Óscar Domínguez Giraldo
Estamos hechos de muchas primeras veces. Empezando por el primer amor que suele ser el primer desamor. La niña de nuestros insomnios nunca se enterará de que es amada furiosamente desde la sombra.
Por primera vez me reconozco habitante de este mundo en la huerta de mi casa en Versalles. Miro a los ojos a un espantapájaros. Primer falso positivo porque los espantapájaros no ven. Sin su consentimiento, están hechos para asustar aves cuando lo cierto es que les gustaría tener amores con ellas.
Vendrá el primer día de colegio, su majestad el “bullyng”, el misterio de juntar vocales y consonantes para dibujar la primera palabra con letra nerviosa, de voyerista.
Recuerdo mi primer sueldo (ochocientos pesos mensuales) que alcanzaba hasta para quebrantar el sexto mandamiento. Que no falte el primer titiritero, el primer viaje en tren.

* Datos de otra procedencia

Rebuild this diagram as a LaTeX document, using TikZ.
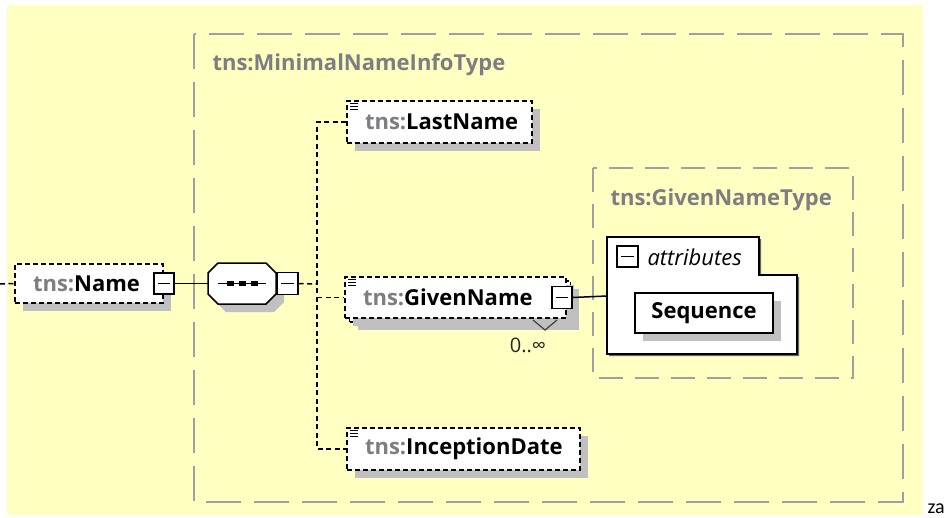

Pero mejor aterrizo. Por primera me sucede que en pleno vuelo nos informan que el aeropuerto Olaya Herrera, de Medellín, está cerrado por “dispersión de aves”. Mientras abre, le daremos la vuelta a la manzana del infinito.

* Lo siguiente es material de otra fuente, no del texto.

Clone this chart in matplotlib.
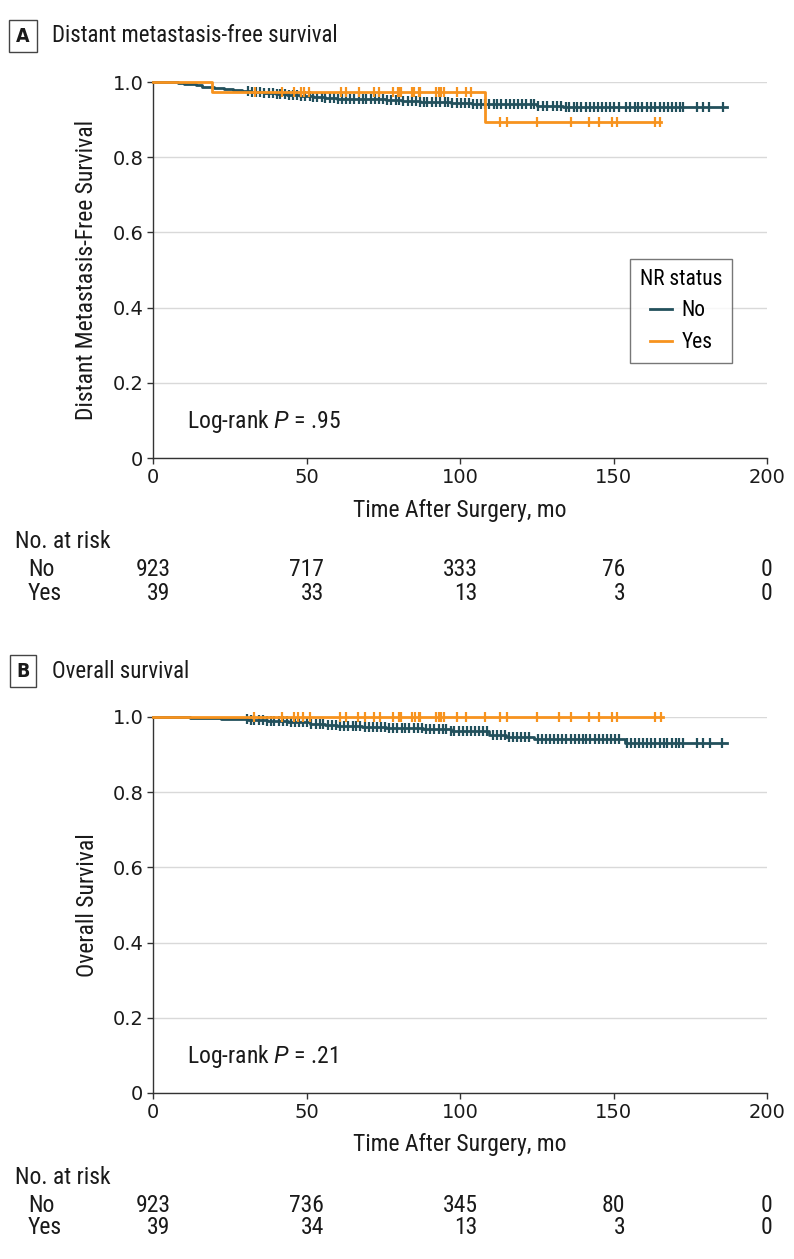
# Kaplan-Meier style curves for NR status, two panels with number-at-risk tables
import matplotlib
matplotlib.use("Agg")
import matplotlib.pyplot as plt
import numpy as np
from matplotlib.lines import Line2D
from matplotlib import transforms

plt.rcParams['font.family'] = ['DejaVu Sans Condensed', 'Roboto Condensed', 'Liberation Sans Narrow',
                               'Roboto', 'DejaVu Sans']
plt.rcParams['font.stretch'] = 'condensed'
plt.rcParams['mathtext.fontset'] = 'custom'
plt.rcParams['mathtext.it'] = 'Roboto:italic'
plt.rcParams['mathtext.rm'] = 'Roboto'

# ---- data ----
groups = ['No', 'Yes']
risk_times = [0, 50, 100, 150, 200]

# panel A: distant metastasis-free survival
a_no_t = [0, 8, 10, 12, 14, 16, 18, 20, 23, 26, 29, 32, 36, 40, 43.5, 48, 52, 56, 60, 76, 81, 87, 97, 104, 125, 133.7, 187]
a_no_s = [1.0, 0.998, 0.996, 0.994, 0.991, 0.988, 0.986, 0.983, 0.981, 0.979, 0.976, 0.973, 0.970, 0.967, 0.965, 0.963,
          0.960, 0.958, 0.955, 0.951, 0.949, 0.946, 0.943, 0.941, 0.937, 0.933, 0.933]
a_no_cens = [31, 32.4, 33.5, 35, 36.2, 37.8, 39, 40.3, 41.5, 43, 44.2, 45.6, 47, 48.1, 49.5, 51, 52.2, 53.4, 55, 56.1,
             57.5, 59, 60.3, 61.6, 63, 64.2, 65.5, 67, 68.4, 69.5, 71, 72.3, 73.6, 75, 76.2, 77.5, 79, 80.1, 81.4, 83,
             84.3, 85.6, 87, 88.2, 89.4, 91, 92.3, 93.5, 95, 96.1, 97.4, 99, 100.2, 101.5, 103, 104.3, 105.6, 107,
             108.2, 109.5, 111, 112.2, 113.4, 115, 116.3, 117.5, 119, 120.2, 121.5, 123, 124.2, 125.5, 127, 128.3,
             130.4, 131.6, 133, 134.5, 135.6, 137, 138.2, 139.5, 141, 142.3, 143.6, 145, 146.2, 147.4, 149, 150.3,
             151.8, 154.2, 155.5, 157, 158.1, 159.4, 161, 162.2, 163.5, 165, 166.3, 167.6, 169, 170.2, 171.5, 172.5,
             177.1, 179.3, 181.2, 185.6]
a_yes_t = [0, 19.1, 108.1, 165.5]
a_yes_s = [1.0, 0.974, 0.893, 0.893]
a_yes_cens = [33.2, 41.9, 45.9, 48.1, 49.2, 50.9, 61.2, 62.9, 67.1, 72.1, 73.7, 78.1, 79.9, 80.2, 80.7, 84.3, 85.1,
              86.5, 86.9, 92.2, 93.0, 93.4, 93.8, 94.8, 98.9, 101.9, 103.5, 113, 115.2, 125.2, 136.2, 142.1, 145.3,
              149.5, 151, 163.5, 165]
a_risk_no = [923, 717, 333, 76, 0]
a_risk_yes = [39, 33, 13, 3, 0]

# panel B: overall survival
b_no_t = [0, 12, 17, 22, 27, 31, 37, 44, 51, 56, 60, 68, 76, 88, 97, 109.5, 115, 124, 153.7, 187]
b_no_s = [1.0, 0.998, 0.997, 0.996, 0.994, 0.992, 0.989, 0.987, 0.982, 0.979, 0.975, 0.973, 0.970, 0.967, 0.964,
          0.953, 0.948, 0.942, 0.930, 0.930]
b_no_cens = [30.5, 31.8, 33, 34.4, 35.7, 37, 38.3, 39.5, 41, 42.2, 43.6, 45, 46.3, 47.5, 49, 50.2, 51.4, 53, 54.3,
             55.5, 57, 58.2, 59.6, 61, 62.3, 63.5, 65, 66.2, 67.4, 69, 70.3, 71.6, 73, 74.2, 75.5, 77, 78.3, 79.6, 81,
             82.2, 83.5, 85, 86.3, 87.6, 89, 90.2, 91.4, 93, 94.3, 95.5, 97, 98.2, 99.6, 101, 102.3, 103.5, 105,
             106.2, 107.5, 108.8, 110.6, 112, 113.3, 114.6, 116, 117.2, 118.5, 120, 121.3, 122.6, 125.4, 126.6, 128,
             129.3, 130.5, 132, 133.2, 134.5, 136, 137.3, 138.6, 140, 141.2, 142.5, 144, 145.3, 146.6, 148, 149.2,
             150.5, 151.8, 154.4, 155.6, 157, 158.3, 159.5, 161, 162.2, 163.5, 165, 166.3, 167.5, 169, 170.2, 171.4,
             172.5, 177.1, 179.3, 181.4, 185.5]
b_yes_t = [0, 166]
b_yes_s = [1.0, 1.0]
b_yes_cens = [32.9, 41.9, 45.9, 47.3, 48.7, 51, 61, 62.9, 66.9, 69.1, 72, 74, 78.2, 80, 80.4, 80.8, 84.4, 85.5,
              86.5, 87.1, 92.3, 93.1, 93.4, 93.8, 94.7, 99, 101.9, 108.1, 113, 115.2, 125.2, 132.2, 136.2, 142.1,
              145.3, 149.6, 151.1, 163.5, 165.5]
b_risk_no = [923, 736, 345, 80, 0]
b_risk_yes = [39, 34, 13, 3, 0]

c_no = '#22505c'
c_yes = '#f7931e'
txt = '#1a1a1a'
fs = 17

W, H = 794, 1259
fig = plt.figure(figsize=(W / 100, H / 100), dpi=100)


def fy(py):
    # pixel row -> figure fraction
    return 1 - py / H


def step_at(t, s, x):
    idx = np.searchsorted(t, x, side='right') - 1
    return np.asarray(s)[idx]


def panel(top, letter, title, ylabel, pval, curves, risk_no, risk_yes):
    ax = fig.add_axes([153 / W, fy(top + 376), 614 / W, 376 / H])
    for t, s, cens, col in curves:
        ax.plot(t, s, drawstyle='steps-post', color=col, lw=2.0, clip_on=False, zorder=3)
        ax.plot(cens, step_at(t, s, cens), ls='none', marker='|', ms=7, mew=1.6, color=col,
                clip_on=False, zorder=3)
    ax.set_xlim(0, 200)
    ax.set_ylim(0, 1.0)
    ax.set_xticks(risk_times)
    ax.set_yticks([0, 0.2, 0.4, 0.6, 0.8, 1.0], labels=['0', '0.2', '0.4', '0.6', '0.8', '1.0'])
    for lab in ax.get_xticklabels() + ax.get_yticklabels():
        lab.set_family('DejaVu Sans')
        lab.set_stretch('normal')
    ax.tick_params(labelsize=14, length=4, width=1, color='#333333', labelcolor=txt, pad=3)
    ax.grid(axis='y', color='#d9d9d9', lw=1)
    ax.set_axisbelow(True)
    for sp in ['top', 'right']:
        ax.spines[sp].set_visible(False)
    for sp in ['left', 'bottom']:
        ax.spines[sp].set_color('#333333')
        ax.spines[sp].set_linewidth(1)
    ax.text(11, 0.096, 'Log-rank $\\mathit{P}$ = ' + pval, fontsize=fs, color=txt, va='center')

    fig.text(23 / W, fy(top - 46), letter, fontsize=14, fontweight='bold', color=txt,
             ha='center', va='center', family='DejaVu Sans',
             bbox=dict(boxstyle='square,pad=0.35', fc='white', ec='#444444', lw=1))
    fig.text(52 / W, fy(top - 46), title, fontsize=16.5, color=txt, ha='left', va='center')
    fig.text(87 / W, fy(top + 188), ylabel, fontsize=fs, color=txt, rotation=90, ha='center', va='center')
    fig.text(460 / W, fy(top + 428), 'Time After Surgery, mo', fontsize=fs, color=txt, ha='center', va='center')

    # number at risk table
    tr = transforms.blended_transform_factory(ax.transData, fig.transFigure)
    fig.text(15 / W, fy(top + 460), 'No. at risk', fontsize=fs, color=txt, ha='left', va='center')
    fig.text(28 / W, fy(top + 488), groups[0], fontsize=fs, color=txt, ha='left', va='center')
    fig.text(28 / W, fy(top + 511), groups[1], fontsize=fs, color=txt, ha='left', va='center')
    tops = []
    for x, n in zip(risk_times, risk_no):
        tops.append(fig.text(x, fy(top + 488), str(n), transform=tr, fontsize=fs, color=txt,
                             ha='center', va='center'))
    fig.canvas.draw()
    inv = fig.transFigure.inverted()
    for tt, n in zip(tops, risk_yes):
        bb = tt.get_window_extent()
        xr = inv.transform((bb.x1, bb.y0))[0]
        fig.text(xr, fy(top + 511), str(n), fontsize=fs, color=txt, ha='right', va='center')
    return ax


ax_a = panel(82, 'A', 'Distant metastasis-free survival', 'Distant Metastasis-Free Survival', '.95',
             [(a_no_t, a_no_s, a_no_cens, c_no), (a_yes_t, a_yes_s, a_yes_cens, c_yes)],
             a_risk_no, a_risk_yes)
handles = [Line2D([], [], color=c_no, lw=2), Line2D([], [], color=c_yes, lw=2)]
leg = ax_a.legend(handles, groups, title='NR status', loc='lower right', bbox_to_anchor=(0.943, 0.253),
                  borderaxespad=0, fontsize=15.5, title_fontsize=15.5, frameon=True, fancybox=False,
                  handlelength=1.0, handletextpad=0.45, borderpad=0.45, labelspacing=0.5)
leg.get_frame().set_edgecolor('#555555')
leg.get_frame().set_linewidth(1)

panel(717, 'B', 'Overall survival', 'Overall Survival', '.21',
      [(b_no_t, b_no_s, b_no_cens, c_no), (b_yes_t, b_yes_s, b_yes_cens, c_yes)],
      b_risk_no, b_risk_yes)

fig.savefig('out.png', dpi=100)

El anuncio del cierre dispara las alarmas. Recuerdo que Gardel murió en un accidente aéreo en tierra. ¿Me copiaré de Carlitos? ¿Mi capitán Germán Almonacid sabe cuánta gasolina tenemos?
Los pasajeros del Satena nos sospechamos de reojo. Empezamos a buscar en los ojos de Marcelita Argote, nuestra azafata, información privilegiada. Su sonrisa profesional, evasiva, no suelta prenda. En tierra soy optimista sin remedio. Arriba soy antípoda de mí mismo.
Cobarde de profesión, este pecho vuelve a creer en Dios. Nadie es ateo cuando hay peligro, verdadero o falso. Prometo ir a Girardota caminando en las pestañas a pagar robusta promesa ante el Señor Caído. Decido ser mejor, no espiar más por el ojo de la cerradura, no volver a utilizar la vapuleada palabra “tema”. Repito la retahíla de promesas incumplidas en otras ocasiones.
El aviso del cierre del Olaya me interrumpe la lectura del diario íntimo de Woody Allen “que se publicará póstumamente o después de su muerte, lo que suceda primero”. Usted perdone, señor Allen ¿pero cómo sonreír en semejantes circunstancias? Un segundo en el cielo en un avión pusilánime que les teme a las aves vale por dos eternidades. (Me alegra pensar que son aves, no vacas o burros, como sucede en otros aeropuertos).
Dando vueltas, me siento en mi propio funeral. Descubro que no di para noticia en página interior del periódico. Cero lágrimas. Desnutrida asistencia.
Una voz varonil nos devuelve a la vida: Vamos a aterrizar. Recupero la sonrisa, regreso a mi escepticismo. En tierra vuelvo a ser el sujeto audaz, fuerte, inmortal, inconoclasta. “Garufa Domínguez, sos un caso perdido”, como dice el tango.
Un maletero me saca de la ignorancia: Cuando los pájaros se toman la pista hay que espantarlos. El frágil turbohélice se puede atragantar con un mínimo colibrí, y a cargar gladiolos. El manual ordena disparos al aire para sacarlos corriendo. También los ahuyentan con un pájaro robot.
Después de visitar el monumento a Gardel en el aeropuerto, por primera vez regreso a mi cambuche con la idea de proponer que para espantar los pájaros del Olaya les lean mis columnas. Es mi agradecimiento por sentirme vivo, como cuando descubrí el espantapájaros.